AIM OF THE EXERCISE — Please copy out exactly, and only, the lines between the line with "Write a web" and the line with "for (let i = 0;", both included. Pictures are to be omitted.

** Start STORED ROWS **

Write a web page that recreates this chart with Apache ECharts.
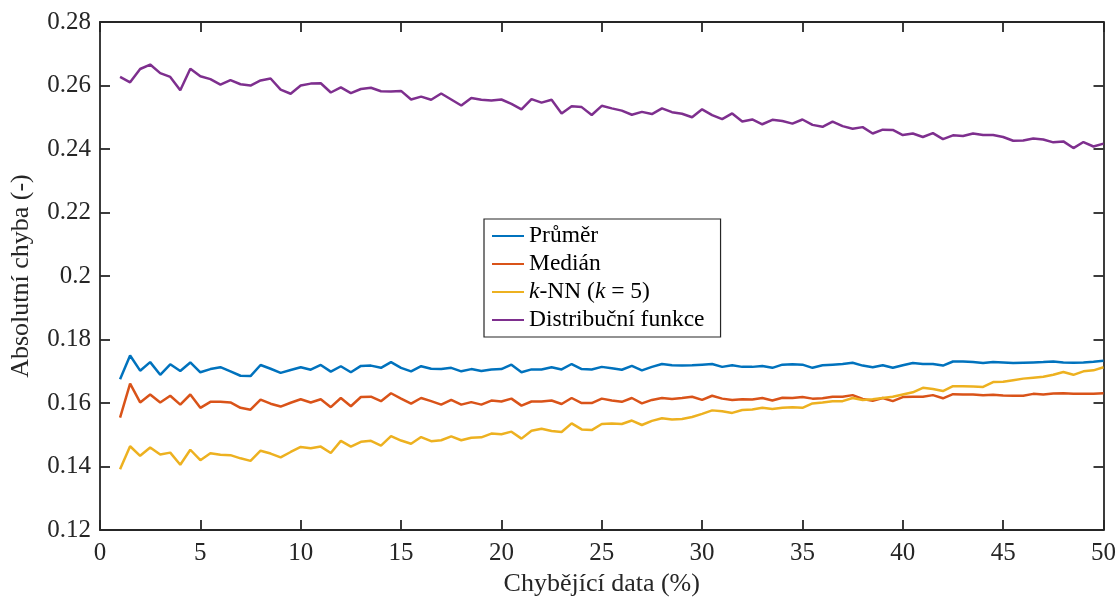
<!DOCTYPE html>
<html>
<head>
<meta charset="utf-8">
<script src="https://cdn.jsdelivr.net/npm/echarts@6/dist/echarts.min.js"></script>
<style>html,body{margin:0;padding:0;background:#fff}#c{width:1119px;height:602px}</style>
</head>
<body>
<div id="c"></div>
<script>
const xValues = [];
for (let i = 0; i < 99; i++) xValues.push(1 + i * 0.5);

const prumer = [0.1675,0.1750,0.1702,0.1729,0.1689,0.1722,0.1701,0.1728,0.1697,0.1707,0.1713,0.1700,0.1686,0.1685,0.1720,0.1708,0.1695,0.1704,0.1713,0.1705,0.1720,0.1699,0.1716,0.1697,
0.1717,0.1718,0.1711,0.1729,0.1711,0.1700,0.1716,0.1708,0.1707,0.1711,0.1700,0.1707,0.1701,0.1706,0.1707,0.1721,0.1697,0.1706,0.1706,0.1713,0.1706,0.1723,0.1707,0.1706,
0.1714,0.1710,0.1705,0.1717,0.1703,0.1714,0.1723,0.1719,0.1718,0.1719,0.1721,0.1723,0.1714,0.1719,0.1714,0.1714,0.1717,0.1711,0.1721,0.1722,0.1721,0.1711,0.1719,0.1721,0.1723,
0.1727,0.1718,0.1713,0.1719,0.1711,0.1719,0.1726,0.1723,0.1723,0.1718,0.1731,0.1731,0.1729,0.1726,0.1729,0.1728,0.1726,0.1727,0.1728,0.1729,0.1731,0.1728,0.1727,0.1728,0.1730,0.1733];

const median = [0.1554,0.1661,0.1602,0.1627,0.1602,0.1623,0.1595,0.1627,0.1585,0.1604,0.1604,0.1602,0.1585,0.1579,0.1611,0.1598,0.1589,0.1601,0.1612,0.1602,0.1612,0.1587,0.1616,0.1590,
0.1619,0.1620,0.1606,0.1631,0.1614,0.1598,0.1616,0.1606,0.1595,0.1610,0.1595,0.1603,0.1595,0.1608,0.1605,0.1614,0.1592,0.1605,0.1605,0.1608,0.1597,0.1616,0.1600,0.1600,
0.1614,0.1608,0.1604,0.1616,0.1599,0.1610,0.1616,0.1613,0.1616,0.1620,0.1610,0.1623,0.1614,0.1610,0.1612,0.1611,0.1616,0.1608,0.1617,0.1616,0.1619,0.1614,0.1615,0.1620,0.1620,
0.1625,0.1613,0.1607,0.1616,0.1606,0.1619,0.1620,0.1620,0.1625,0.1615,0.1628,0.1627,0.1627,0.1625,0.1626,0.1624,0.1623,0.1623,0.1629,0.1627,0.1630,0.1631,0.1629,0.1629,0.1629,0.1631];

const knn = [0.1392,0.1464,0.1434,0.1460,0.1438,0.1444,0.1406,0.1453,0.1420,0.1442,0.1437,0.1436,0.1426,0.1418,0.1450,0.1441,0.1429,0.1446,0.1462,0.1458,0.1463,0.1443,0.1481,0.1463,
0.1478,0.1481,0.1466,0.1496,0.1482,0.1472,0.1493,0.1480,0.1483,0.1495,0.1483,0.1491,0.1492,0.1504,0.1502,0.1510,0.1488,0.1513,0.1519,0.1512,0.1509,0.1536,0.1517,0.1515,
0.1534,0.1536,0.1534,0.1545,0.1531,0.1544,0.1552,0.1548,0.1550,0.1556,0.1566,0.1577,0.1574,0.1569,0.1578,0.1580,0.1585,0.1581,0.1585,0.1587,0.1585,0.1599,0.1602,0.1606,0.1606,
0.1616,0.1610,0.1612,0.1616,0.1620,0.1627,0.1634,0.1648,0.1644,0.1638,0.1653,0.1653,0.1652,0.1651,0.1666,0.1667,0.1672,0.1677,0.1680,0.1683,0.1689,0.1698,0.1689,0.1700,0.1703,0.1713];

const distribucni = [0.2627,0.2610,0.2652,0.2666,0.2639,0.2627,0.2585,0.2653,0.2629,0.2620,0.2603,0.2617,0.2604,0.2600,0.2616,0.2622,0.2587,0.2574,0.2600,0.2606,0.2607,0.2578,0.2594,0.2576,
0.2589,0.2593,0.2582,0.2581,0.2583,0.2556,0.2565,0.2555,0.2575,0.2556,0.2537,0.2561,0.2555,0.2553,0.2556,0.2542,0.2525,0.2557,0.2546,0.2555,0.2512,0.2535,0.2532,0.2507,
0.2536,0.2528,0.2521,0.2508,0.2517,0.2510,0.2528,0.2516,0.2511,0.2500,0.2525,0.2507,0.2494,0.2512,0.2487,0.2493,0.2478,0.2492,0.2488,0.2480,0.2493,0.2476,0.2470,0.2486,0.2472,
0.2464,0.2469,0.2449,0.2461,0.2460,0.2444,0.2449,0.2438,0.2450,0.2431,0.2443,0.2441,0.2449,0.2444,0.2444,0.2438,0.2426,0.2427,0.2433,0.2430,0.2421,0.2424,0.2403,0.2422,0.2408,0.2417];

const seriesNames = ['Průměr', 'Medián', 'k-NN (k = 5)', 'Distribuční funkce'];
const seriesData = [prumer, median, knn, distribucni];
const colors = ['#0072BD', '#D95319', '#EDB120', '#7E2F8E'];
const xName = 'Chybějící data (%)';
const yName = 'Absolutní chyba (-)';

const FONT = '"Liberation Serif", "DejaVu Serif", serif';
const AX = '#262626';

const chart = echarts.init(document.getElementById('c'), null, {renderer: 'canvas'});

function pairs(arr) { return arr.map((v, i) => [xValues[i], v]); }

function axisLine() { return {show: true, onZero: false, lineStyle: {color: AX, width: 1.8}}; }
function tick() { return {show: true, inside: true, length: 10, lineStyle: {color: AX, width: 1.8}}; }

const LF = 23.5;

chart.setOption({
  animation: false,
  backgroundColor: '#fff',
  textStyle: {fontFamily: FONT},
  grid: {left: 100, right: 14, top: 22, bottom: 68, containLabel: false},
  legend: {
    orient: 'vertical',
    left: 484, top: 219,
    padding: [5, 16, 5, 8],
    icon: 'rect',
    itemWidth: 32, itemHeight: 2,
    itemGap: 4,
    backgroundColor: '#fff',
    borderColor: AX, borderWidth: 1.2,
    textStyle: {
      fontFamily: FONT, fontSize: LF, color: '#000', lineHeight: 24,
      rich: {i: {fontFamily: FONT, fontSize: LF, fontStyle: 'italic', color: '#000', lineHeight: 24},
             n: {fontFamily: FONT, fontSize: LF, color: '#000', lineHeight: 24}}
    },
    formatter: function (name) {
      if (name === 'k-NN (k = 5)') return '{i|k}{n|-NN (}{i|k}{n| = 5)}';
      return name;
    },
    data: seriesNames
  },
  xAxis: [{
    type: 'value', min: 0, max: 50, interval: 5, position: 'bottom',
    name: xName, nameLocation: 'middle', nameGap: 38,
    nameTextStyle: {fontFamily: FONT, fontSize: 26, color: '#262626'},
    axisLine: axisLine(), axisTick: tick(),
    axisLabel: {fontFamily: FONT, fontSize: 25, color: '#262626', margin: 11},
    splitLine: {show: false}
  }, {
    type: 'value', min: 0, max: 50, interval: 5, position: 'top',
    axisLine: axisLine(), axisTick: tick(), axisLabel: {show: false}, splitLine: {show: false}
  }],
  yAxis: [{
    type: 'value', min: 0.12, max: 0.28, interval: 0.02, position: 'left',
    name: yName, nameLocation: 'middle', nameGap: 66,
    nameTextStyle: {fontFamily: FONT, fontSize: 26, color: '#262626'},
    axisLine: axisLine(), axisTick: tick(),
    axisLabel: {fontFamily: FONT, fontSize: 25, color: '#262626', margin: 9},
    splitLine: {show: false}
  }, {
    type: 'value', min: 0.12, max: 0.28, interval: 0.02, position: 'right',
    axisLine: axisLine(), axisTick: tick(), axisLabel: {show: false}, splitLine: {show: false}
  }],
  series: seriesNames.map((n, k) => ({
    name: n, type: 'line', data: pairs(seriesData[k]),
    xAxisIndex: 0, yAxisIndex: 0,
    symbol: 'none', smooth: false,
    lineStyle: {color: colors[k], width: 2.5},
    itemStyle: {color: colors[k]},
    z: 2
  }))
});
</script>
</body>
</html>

** End STORED ROWS **
** Start STORED ROWS **

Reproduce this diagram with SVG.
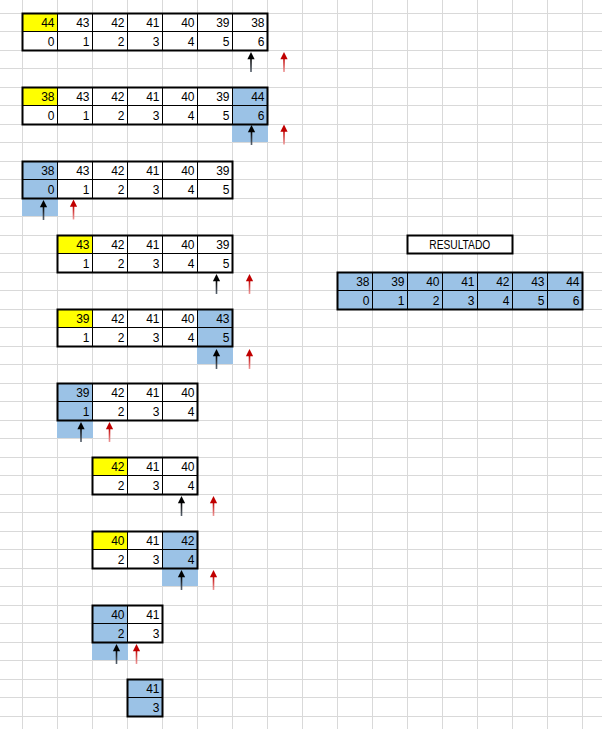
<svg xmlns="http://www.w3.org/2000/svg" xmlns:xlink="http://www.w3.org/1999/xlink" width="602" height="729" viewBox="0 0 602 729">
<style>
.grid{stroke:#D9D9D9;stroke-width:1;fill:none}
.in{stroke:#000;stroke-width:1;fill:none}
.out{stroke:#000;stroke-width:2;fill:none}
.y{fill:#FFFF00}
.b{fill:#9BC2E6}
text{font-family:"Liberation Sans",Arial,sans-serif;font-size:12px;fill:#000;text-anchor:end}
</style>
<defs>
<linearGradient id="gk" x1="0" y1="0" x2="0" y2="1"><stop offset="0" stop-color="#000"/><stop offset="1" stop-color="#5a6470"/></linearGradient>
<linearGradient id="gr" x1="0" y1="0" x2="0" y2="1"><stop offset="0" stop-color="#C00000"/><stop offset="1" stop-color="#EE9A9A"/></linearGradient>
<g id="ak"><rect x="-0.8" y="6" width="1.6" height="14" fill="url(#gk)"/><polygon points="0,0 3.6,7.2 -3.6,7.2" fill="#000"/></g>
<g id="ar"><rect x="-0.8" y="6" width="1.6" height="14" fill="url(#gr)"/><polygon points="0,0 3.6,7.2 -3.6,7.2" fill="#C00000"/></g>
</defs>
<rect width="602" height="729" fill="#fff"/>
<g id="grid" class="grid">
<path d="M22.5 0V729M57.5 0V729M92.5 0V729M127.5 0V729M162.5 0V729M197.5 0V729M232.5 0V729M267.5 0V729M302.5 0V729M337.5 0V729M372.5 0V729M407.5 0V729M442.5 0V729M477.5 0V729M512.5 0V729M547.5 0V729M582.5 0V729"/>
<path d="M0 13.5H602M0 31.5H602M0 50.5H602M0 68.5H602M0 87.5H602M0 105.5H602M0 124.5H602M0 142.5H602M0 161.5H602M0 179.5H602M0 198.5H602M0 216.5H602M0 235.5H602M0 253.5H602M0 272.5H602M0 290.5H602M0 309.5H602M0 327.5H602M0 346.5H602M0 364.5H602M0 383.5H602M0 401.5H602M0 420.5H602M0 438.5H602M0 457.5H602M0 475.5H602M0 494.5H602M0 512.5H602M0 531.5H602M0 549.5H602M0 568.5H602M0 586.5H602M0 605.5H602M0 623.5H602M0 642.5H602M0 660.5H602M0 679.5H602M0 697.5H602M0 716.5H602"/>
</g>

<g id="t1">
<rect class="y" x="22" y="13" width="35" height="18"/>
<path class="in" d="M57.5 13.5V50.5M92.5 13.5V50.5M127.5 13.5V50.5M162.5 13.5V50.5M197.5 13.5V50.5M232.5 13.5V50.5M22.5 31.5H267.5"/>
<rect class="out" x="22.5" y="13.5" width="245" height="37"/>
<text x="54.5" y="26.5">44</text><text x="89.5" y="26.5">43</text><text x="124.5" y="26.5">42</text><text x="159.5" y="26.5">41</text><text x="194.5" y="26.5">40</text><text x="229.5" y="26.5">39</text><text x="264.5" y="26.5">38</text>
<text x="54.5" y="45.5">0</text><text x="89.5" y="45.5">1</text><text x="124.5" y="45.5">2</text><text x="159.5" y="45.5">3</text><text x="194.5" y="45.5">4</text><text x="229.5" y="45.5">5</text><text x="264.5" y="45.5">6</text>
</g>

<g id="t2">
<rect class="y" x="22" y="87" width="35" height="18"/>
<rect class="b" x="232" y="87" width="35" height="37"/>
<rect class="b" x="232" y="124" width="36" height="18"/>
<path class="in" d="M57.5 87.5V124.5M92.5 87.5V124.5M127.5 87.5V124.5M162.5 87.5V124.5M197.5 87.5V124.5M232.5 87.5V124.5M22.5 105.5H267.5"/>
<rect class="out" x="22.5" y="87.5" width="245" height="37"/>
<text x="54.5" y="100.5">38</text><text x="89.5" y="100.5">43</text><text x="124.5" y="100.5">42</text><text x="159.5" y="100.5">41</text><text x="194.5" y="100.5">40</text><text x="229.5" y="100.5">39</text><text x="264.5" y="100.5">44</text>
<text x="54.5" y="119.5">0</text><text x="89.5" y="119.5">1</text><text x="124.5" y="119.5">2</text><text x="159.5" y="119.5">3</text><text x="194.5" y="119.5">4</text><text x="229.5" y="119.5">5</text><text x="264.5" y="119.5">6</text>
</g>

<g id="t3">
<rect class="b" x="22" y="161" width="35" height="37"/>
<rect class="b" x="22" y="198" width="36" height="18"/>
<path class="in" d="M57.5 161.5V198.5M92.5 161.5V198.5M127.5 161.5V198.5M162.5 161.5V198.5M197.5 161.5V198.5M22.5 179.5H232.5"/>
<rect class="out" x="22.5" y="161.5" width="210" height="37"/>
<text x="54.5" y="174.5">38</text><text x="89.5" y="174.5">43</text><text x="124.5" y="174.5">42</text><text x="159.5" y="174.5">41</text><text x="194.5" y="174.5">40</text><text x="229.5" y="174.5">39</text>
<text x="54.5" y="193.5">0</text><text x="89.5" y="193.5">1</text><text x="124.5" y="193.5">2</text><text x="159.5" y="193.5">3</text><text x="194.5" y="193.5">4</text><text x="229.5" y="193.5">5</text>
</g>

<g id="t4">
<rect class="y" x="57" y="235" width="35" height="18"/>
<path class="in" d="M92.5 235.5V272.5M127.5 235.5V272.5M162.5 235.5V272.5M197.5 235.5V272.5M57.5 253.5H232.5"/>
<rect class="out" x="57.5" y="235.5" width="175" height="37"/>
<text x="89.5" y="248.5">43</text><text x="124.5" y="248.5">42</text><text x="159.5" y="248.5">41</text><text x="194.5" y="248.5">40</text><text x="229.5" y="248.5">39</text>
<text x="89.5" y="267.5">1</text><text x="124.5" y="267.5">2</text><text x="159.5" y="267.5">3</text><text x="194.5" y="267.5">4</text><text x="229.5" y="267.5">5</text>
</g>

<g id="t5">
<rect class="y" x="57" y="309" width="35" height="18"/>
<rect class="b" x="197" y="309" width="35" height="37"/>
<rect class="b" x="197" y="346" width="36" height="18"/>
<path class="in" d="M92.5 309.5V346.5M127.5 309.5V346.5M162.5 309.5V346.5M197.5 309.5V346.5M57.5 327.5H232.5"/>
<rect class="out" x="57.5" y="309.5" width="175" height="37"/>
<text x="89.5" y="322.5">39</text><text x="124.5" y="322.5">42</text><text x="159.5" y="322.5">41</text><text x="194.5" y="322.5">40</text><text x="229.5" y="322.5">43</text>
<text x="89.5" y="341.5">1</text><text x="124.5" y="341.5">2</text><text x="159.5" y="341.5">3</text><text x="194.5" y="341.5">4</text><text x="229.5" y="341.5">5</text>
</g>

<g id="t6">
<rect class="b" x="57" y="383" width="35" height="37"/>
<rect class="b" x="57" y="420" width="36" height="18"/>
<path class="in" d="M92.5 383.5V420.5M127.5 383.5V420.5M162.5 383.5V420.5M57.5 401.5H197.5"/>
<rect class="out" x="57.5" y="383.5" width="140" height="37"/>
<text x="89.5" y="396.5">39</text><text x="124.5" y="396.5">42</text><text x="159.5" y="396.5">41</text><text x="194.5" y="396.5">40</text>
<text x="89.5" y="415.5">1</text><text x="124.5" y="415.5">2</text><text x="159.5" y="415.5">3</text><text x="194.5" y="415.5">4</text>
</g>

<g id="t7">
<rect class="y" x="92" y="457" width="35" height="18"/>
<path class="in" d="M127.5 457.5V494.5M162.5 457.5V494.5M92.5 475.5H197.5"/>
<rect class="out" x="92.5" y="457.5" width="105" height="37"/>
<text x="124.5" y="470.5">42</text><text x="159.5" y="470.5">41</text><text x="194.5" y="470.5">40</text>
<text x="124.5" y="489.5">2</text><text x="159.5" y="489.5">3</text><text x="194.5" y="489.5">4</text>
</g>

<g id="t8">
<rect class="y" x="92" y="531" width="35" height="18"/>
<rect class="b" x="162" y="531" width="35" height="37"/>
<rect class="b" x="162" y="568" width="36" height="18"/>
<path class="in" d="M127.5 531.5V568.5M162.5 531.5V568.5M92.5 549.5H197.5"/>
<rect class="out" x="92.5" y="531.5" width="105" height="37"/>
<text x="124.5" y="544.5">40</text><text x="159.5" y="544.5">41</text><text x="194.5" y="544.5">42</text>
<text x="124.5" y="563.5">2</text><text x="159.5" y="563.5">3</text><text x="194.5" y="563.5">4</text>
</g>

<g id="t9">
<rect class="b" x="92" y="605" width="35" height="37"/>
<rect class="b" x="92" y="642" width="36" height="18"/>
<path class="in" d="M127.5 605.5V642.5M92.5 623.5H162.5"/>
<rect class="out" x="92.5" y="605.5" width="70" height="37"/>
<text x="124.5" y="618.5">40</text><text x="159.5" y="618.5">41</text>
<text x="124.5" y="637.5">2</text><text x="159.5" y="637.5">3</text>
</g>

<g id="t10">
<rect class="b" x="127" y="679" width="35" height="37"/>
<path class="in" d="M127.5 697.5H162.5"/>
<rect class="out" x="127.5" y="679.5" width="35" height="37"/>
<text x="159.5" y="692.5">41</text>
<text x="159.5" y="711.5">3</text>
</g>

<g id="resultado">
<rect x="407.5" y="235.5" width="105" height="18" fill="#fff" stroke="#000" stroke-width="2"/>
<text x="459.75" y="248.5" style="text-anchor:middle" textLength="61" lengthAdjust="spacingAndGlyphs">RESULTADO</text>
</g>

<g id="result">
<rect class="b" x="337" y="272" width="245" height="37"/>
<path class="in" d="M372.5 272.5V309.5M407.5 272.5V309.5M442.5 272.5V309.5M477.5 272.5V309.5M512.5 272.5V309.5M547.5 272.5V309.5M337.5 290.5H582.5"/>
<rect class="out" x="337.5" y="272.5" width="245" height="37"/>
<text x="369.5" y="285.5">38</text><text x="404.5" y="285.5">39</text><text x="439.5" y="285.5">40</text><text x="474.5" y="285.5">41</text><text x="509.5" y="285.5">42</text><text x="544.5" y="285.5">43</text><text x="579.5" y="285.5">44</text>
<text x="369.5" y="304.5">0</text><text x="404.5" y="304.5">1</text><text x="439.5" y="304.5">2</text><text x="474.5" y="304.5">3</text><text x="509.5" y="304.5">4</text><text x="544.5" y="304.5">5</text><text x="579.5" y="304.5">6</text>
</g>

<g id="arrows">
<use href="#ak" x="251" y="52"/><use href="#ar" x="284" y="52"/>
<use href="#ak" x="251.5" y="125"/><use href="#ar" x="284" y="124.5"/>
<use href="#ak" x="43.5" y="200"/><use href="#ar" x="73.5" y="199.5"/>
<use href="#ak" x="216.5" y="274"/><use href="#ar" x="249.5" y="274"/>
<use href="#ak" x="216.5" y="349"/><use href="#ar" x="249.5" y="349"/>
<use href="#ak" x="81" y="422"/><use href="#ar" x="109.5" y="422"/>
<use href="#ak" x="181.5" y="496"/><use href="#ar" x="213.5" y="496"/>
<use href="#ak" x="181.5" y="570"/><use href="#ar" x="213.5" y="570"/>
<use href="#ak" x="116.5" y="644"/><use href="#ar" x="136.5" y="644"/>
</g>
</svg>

** End STORED ROWS **

ANSWER TO THE TASK —
Write a web page that recreates this chart with Apache ECharts.
<!DOCTYPE html>
<html>
<head>
<meta charset="utf-8">
<script src="https://cdn.jsdelivr.net/npm/echarts@6/dist/echarts.min.js"></script>
<style>html,body{margin:0;padding:0;background:#fff}#c{width:1119px;height:602px}</style>
</head>
<body>
<div id="c"></div>
<script>
const xValues = [];
for (let i = 0; i < 99; i++) xValues.push(1 + i * 0.5);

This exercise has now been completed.